» **Data excerpt**
--------------------
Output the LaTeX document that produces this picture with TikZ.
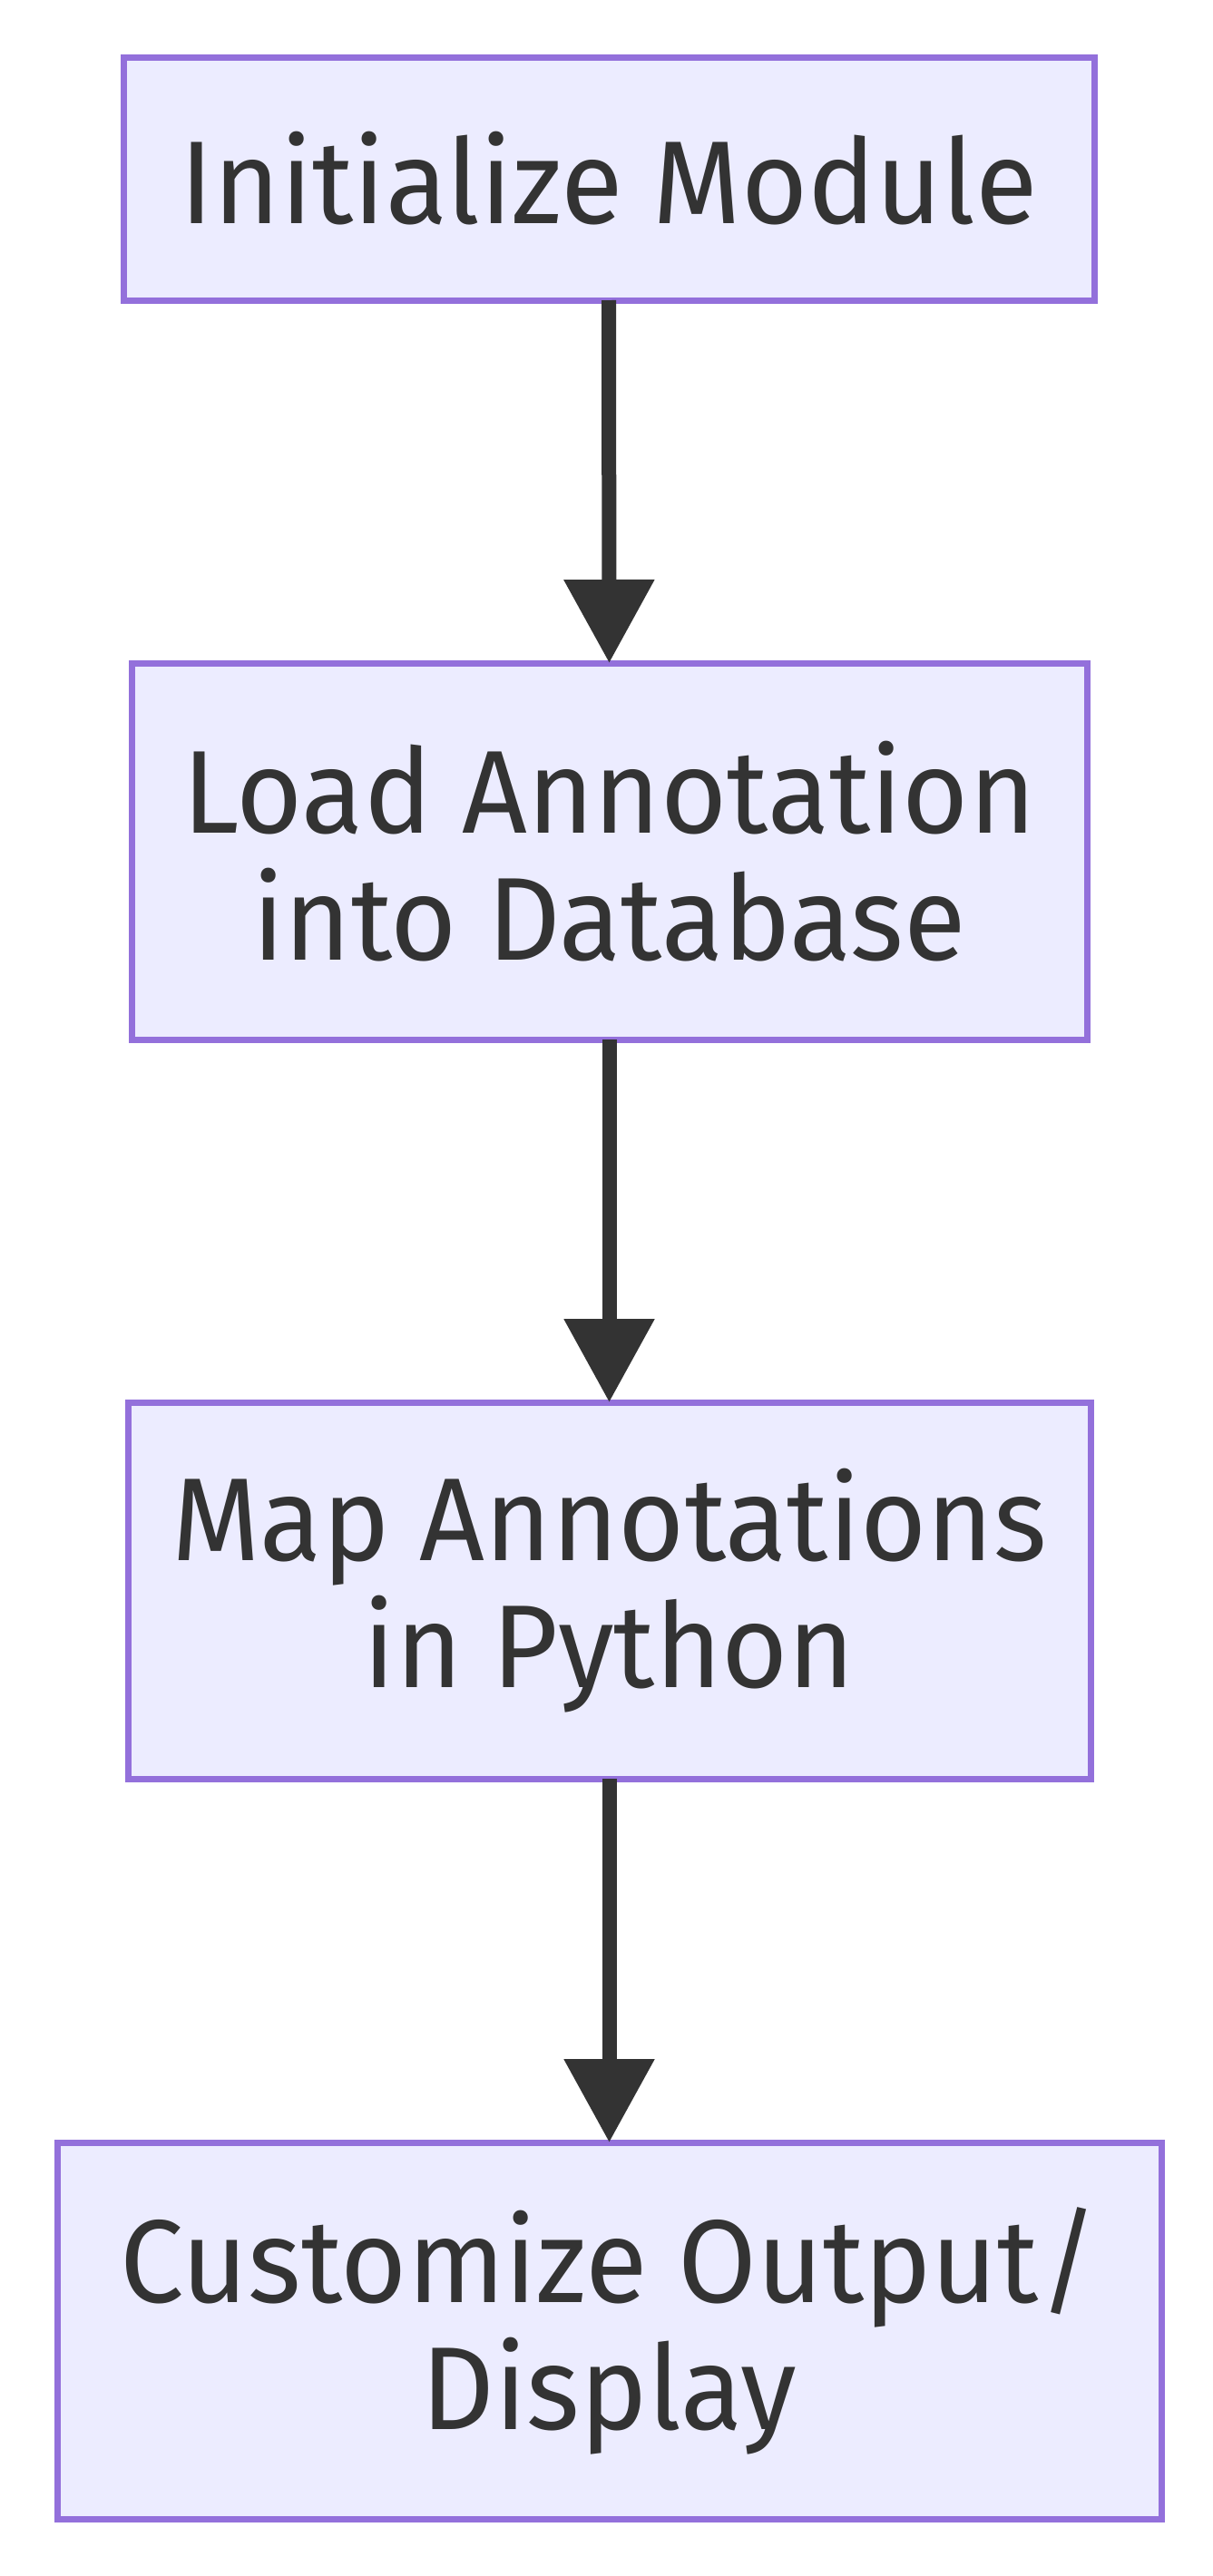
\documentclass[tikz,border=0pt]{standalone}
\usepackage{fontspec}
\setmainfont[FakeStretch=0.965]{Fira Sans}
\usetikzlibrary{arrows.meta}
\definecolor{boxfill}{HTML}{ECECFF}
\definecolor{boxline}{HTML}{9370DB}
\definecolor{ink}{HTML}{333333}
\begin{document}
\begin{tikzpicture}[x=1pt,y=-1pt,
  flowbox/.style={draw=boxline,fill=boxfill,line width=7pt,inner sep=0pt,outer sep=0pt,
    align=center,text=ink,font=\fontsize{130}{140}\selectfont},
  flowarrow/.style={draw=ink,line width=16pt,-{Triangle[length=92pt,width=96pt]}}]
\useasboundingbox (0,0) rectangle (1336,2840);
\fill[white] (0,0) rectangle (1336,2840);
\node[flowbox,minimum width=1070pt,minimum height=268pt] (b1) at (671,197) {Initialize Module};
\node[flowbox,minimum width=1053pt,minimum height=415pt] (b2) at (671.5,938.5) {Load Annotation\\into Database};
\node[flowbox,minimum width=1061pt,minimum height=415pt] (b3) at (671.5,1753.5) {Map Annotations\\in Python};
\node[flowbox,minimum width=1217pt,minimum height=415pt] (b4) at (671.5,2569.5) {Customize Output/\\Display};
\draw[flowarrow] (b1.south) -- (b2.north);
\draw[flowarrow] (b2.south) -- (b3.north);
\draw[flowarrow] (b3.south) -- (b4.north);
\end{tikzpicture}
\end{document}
--------------------
» **Aim of the exercise**
Scan the data above; copy every line where "Output" appears.

» **Finished task**
Output the LaTeX document that produces this picture with TikZ.
\node[flowbox,minimum width=1217pt,minimum height=415pt] (b4) at (671.5,2569.5) {Customize Output/\\Display};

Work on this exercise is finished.